Emery divided New York City into ten heating districts, acquired land for central boiler plants, and began to lay the steam mains. Emery was considered one of the leading steam engineers of his day. For this unprecedented venture, his experience and ingenuity would be put to the test as he solved numerous technical challenges. Often he would consult with Thomas A. Edison when the two men happened to meet in the trenches, discussing the challenges of building their respective energy systems.

New York Steam's first central steam boiler plant, located at Cortlandt, Dey, Greenwich, and Washington Streets, was completed in 1881 and included 48 boilers and a 225-foot chimney — at the time, it was one of the tallest features of the lower New York skyline, second only to the spire of Trinity Church. The district steam installation was so novel it was the cover story of the November 19, 1881 issue of Scientific American.

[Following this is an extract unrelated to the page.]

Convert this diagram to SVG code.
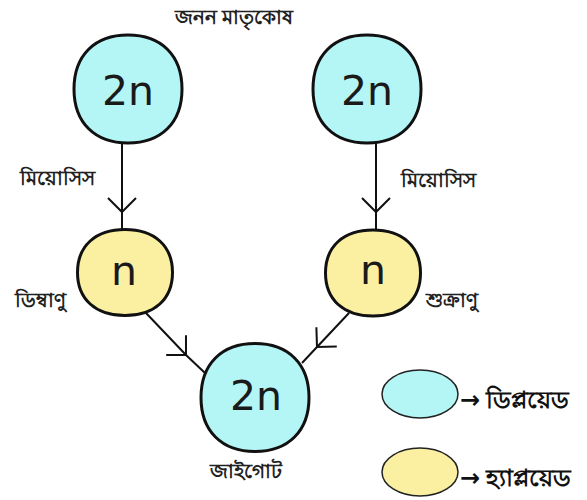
<svg xmlns="http://www.w3.org/2000/svg" xmlns:xlink="http://www.w3.org/1999/xlink" width="587" height="500" viewBox="0 0 587 500">
<style>
.dip{fill:#b4f6f6;stroke:#111;stroke-width:3}
.hap{fill:#fbf0a2;stroke:#111;stroke-width:3}
.leg{stroke:#222;stroke-width:1.5}
.num{font-family:"DejaVu Sans",sans-serif;font-size:41px;fill:#1a1a1a;text-anchor:middle}
.lbl{font-family:"Noto Sans","DejaVu Sans","Liberation Sans",sans-serif;font-size:20px;font-weight:600;fill:#222;text-anchor:middle}
.lgt{font-family:"Noto Sans","DejaVu Sans","Liberation Sans",sans-serif;font-size:24px;font-weight:600;fill:#111}
.con{fill:none;stroke:#111;stroke-width:2;marker-mid:url(#vee)}
</style>
<defs>
<marker id="vee" markerUnits="userSpaceOnUse" markerWidth="30" markerHeight="30" viewBox="-20 -15 25 30" refX="0" refY="0" orient="auto">
<path d="M-14,-14 L0,0 L-14,14" fill="none" stroke="#111" stroke-width="2"/>
</marker>
<path id="big" d="M0,-54 C33.5,-54 54,-33.5 54,0 C54,33.5 33.5,54 0,54 C-33.5,54 -54,33.5 -54,0 C-54,-33.5 -33.5,-54 0,-54Z"/>
<path id="small" d="M0,-43 C29.5,-43 47.5,-26.7 47.5,0 C47.5,26.7 29.5,43 0,43 C-29.5,43 -47.5,26.7 -47.5,0 C-47.5,-26.7 -29.5,-43 0,-43Z"/>
</defs>
<rect width="587" height="500" fill="#fff"/>
<text class="lbl" x="234" y="24">জনন মাতৃকোষ</text>
<g id="connectors">
<path class="con" d="M122,143 L122,212 L122,230"/>
<path class="con" d="M376,143 L376,212 L376,230"/>
<path class="con" d="M146,313 L186,355 L205,373"/>
<path class="con" d="M349,313 L317,347 L302,363"/>
</g>
<g id="mother-left">
<use xlink:href="#big" class="dip" transform="translate(128,89)"/>
<text class="num" x="128" y="105">2n</text>
</g>
<g id="mother-right">
<use xlink:href="#big" class="dip" transform="translate(367,89)"/>
<text class="num" x="367" y="105">2n</text>
</g>
<text class="lbl" x="57" y="185">মিয়োসিস</text>
<text class="lbl" x="438" y="187">মিয়োসিস</text>
<g id="ovum">
<use xlink:href="#small" class="hap" transform="translate(125,272.5)"/>
<text class="num" x="124" y="285">n</text>
<text class="lbl" x="40" y="307">ডিম্বাণু</text>
</g>
<g id="sperm">
<use xlink:href="#small" class="hap" transform="translate(373,273)"/>
<text class="num" x="373" y="284">n</text>
<text class="lbl" x="452" y="307">শুক্রাণু</text>
</g>
<g id="zygote">
<use xlink:href="#big" class="dip" transform="translate(255,397.5)"/>
<text class="num" x="256" y="410">2n</text>
<text class="lbl" x="246" y="478">জাইগোট</text>
</g>
<g id="legend-diploid">
<ellipse class="dip leg" cx="420" cy="394" rx="38" ry="24"/>
<text class="lgt" x="460" y="408">→ ডিপ্লয়েড</text>
</g>
<g id="legend-haploid">
<ellipse class="hap leg" cx="420" cy="472" rx="38" ry="24"/>
<text class="lgt" x="460" y="486">→ হ্যাপ্লয়েড</text>
</g>
</svg>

During the 1930s, the New York Steam Company maintained mutually beneficial business arrangements that would be a portent of its eventual consolidation. The company supplied steam to the Consolidated Gas Company and its affiliated gas and electric companies in Manhattan. In turn, The New York Edison Company supplied steam from its Waterside and Fourteenth Street electric generating stations during the morning hours on cold days to help meet peak energy needs. In 1932, Consolidated Gas acquired approximately 75 percent of New York Steam's common stock, and on March 8, 1954, the New York Steam Company fully merged with Consolidated Edison.

Today, Con Edison operates the New York City steam system, the largest district steam system in the United States. The system contains 105 miles of mains and service pipes, providing steam for heating, hot water, and air conditioning to approximately 1,800 customers in Manhattan.

Emery made several inventions in connection with steam engines, and conducted experiments for the purpose of testing the practicability of lining steam cylinders with non-conducting materials. He was one of the non-resident professors of Cornell university, and his lectures were published in the Scientific American supplements. In 1879, he received the honorary degree of Ph.D. from the University of New York. He wrote technical papers, principally relating to steam engineering, most of which were contributed to the Transactions of the American Society of Civil Engineers, or those of the American Society of Mechanical Engineers, of which organizations he was a member.

He died in Brooklyn on June 1, 1898.